Fit the Bill: ACT education – Your input needed

First, unlike some commentators, who ridiculed the Prime Minister’s Kokoda Track walk with the Papua New Guinea PM, I congratulate Albo on this initiative. It’s not only fitting that an Australian PM spends two days on the Track, as Albo did last week, but also combining it with a walk and talk with his PNG counterpart is great for our relationship – and it’s certainly something Chinese Communist Party Chairman Xi would never do!

Whilst I’m congratulating Labor luminaries, belated congratulations to local education minister Yvette Berry, who has for several months now been the ACT’s longest-serving education minister (beating me for that honour). Yvette has had the job since late 2016.

Speaking of education, of concern in recent years has been the decrease in basic literacy and numeracy skills. In 2000, the ACT was right up there with the best in the world. Now, our literacy standards are behind Kazakhstan. It seems it’s not so much the money allocated, but the methodology used to teach students these basic skills. I’m pleased to see phonics reintroduced in our Catholic schools and the subsequent improvement in basic literacy skills of students. We need to see more of this.

I am also concerned to hear of our schools being used as social laboratories, with students being indoctrinated in fashionable but false leftist ideas and being encouraged to lose faith in this imperfect but great country.
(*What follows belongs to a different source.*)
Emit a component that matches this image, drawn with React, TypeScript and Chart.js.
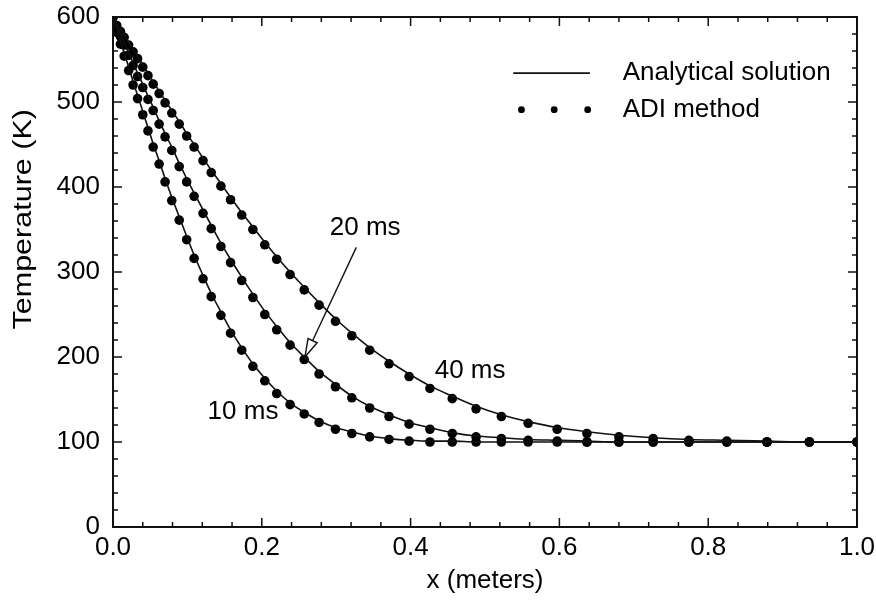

Whilst the universities now seem to contain many unthinking zealots who debase free speech traditions, I’m genuinely uncertain as to how our schools are going.

The right-wing media such as Sky News make it sound like the end of the world, and the ABC and the other leftist print and TV media push their anti-Australian leftist views.

From what my grandchildren tell me, all this may be a bit overblown. Whatever the reality is, however, our school children need to be given the basic three R’s skills (reading, writing, arithmetic). They need to be taught the sciences and an unbiased history of our country and the world. They need to be able to think for themselves, not just parrot any particular slogan without thinking. (For example, “from the river to the sea”.)

I’d be interested in what readers who have children at school think. What improvements need to occur in schools? Do you think our children are being indoctrinated, and if so, how do you think that should be changed? Is the curriculum too crowded?

If you wish to comment, please write to the Editor (email [email protected]) with your views, either as a Letter to the Editor to be published, or as a letter not to be published but stating your points of view. I’ll attempt to summarize the main points for a future article.

I’m keen to see basic skills standards lifted, but also (if it’s necessary) to see our students imbued with a sense of patriotism and pride in Australia and an ability for critical thinking which will assist them in overcoming the various challenges we face as a nation in the future.